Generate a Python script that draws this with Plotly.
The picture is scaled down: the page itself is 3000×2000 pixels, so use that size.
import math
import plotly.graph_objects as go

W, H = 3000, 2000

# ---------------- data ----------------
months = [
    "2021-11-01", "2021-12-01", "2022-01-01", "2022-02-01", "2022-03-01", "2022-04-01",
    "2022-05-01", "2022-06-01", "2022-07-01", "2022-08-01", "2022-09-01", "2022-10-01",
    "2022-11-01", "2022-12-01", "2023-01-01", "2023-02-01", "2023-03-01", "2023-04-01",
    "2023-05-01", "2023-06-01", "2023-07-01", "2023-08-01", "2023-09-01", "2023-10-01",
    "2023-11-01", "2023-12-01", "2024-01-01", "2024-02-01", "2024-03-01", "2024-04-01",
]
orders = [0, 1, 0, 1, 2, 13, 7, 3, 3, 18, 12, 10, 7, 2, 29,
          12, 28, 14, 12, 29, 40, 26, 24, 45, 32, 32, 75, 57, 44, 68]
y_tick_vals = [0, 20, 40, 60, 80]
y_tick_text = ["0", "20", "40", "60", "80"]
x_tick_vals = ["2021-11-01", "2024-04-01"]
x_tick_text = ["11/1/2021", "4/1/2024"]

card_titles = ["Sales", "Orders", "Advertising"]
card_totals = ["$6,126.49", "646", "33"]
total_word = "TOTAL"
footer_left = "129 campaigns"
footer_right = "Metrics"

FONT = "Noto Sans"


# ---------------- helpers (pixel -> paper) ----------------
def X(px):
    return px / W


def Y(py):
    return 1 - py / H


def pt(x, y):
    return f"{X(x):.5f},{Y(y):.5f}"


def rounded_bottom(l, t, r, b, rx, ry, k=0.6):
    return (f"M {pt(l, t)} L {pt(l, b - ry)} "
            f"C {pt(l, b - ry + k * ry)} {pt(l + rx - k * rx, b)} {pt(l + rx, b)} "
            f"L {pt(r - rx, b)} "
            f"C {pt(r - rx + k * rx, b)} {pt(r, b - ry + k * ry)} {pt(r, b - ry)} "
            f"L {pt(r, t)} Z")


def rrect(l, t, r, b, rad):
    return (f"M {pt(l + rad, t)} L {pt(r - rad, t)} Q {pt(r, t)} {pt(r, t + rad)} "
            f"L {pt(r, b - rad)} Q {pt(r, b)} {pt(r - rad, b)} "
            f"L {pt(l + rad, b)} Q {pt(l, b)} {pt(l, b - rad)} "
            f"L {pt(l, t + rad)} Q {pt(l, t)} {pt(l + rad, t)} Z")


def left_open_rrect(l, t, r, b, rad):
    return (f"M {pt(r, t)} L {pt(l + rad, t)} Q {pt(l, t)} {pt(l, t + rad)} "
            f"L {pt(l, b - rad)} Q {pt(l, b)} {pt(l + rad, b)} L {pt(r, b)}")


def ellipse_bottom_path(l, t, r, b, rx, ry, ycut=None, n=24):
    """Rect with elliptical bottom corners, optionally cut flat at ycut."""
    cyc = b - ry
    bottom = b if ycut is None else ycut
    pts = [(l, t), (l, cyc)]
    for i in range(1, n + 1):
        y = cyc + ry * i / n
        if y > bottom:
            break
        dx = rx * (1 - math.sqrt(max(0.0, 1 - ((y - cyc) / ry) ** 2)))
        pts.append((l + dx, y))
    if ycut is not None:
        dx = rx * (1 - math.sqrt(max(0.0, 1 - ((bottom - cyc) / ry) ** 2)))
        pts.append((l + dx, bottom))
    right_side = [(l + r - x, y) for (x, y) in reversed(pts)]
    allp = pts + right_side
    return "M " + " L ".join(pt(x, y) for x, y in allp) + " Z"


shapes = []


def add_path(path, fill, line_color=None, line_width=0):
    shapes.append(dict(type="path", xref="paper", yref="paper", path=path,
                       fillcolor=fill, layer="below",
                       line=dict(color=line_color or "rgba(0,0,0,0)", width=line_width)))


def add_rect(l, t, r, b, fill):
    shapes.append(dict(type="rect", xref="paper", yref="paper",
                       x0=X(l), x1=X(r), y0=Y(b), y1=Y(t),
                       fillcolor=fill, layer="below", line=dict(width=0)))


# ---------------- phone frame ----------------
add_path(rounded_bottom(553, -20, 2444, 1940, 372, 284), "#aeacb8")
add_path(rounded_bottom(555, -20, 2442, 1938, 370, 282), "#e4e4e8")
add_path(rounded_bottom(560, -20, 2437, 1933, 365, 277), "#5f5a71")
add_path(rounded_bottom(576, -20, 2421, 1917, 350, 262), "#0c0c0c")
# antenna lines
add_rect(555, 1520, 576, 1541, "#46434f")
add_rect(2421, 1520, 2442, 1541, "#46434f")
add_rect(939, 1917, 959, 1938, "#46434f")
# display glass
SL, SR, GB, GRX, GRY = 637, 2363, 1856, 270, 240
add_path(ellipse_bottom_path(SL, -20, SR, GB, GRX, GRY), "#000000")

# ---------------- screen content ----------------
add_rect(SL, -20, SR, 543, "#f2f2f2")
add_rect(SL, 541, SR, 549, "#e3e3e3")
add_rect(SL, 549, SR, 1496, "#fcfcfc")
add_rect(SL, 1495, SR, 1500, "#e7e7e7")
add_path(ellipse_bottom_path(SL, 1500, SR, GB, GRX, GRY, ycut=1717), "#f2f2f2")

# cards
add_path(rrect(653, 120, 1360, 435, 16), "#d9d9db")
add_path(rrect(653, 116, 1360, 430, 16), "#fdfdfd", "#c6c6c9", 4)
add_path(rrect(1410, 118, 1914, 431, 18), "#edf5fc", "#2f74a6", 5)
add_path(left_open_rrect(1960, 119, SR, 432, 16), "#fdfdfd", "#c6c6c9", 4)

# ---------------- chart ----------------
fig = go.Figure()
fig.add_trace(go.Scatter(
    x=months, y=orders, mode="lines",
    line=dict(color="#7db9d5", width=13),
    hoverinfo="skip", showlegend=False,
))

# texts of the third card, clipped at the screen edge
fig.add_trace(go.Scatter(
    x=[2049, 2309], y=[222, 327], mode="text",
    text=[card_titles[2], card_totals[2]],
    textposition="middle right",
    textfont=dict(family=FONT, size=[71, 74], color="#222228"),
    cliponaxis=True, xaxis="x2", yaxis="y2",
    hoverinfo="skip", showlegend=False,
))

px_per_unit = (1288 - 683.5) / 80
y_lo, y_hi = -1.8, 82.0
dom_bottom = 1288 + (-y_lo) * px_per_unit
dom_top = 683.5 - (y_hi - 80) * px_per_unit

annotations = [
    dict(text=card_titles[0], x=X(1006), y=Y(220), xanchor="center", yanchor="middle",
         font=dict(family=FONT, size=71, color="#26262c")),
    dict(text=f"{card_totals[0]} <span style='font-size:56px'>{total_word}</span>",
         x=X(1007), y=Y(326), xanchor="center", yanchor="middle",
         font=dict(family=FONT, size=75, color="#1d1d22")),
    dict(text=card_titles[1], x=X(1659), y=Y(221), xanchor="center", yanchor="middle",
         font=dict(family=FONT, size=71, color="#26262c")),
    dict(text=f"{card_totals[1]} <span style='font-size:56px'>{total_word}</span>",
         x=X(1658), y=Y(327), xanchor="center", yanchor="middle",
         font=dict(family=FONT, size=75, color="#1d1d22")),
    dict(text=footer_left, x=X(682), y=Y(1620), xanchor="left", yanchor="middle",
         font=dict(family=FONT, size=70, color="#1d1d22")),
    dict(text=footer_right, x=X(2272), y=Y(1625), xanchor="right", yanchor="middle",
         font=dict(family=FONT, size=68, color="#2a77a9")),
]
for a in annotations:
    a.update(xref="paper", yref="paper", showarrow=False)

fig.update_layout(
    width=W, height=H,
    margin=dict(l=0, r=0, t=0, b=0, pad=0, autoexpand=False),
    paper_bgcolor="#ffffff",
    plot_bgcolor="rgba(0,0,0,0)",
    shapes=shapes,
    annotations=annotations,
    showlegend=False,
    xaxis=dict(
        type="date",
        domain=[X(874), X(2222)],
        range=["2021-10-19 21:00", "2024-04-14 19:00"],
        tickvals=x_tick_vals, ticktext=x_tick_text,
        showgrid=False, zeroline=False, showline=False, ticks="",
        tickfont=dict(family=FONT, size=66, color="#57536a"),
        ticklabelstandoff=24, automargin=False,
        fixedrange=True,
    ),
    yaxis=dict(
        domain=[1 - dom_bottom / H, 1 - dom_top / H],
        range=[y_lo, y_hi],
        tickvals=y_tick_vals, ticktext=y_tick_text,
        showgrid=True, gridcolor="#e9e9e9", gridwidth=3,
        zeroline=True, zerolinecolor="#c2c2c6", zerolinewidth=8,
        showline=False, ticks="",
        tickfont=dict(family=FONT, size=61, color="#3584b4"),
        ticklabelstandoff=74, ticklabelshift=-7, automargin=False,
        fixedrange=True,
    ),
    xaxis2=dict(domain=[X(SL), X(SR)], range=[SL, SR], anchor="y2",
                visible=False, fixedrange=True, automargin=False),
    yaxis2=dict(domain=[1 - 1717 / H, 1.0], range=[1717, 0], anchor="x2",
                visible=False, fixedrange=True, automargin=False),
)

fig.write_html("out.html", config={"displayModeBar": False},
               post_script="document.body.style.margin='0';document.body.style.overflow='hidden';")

REQUIRED TASK:
From the data above, copy each line that holds "with".

WORKED SOLUTION:
Generate a Python script that draws this with Plotly.
    """Rect with elliptical bottom corners, optionally cut flat at ycut."""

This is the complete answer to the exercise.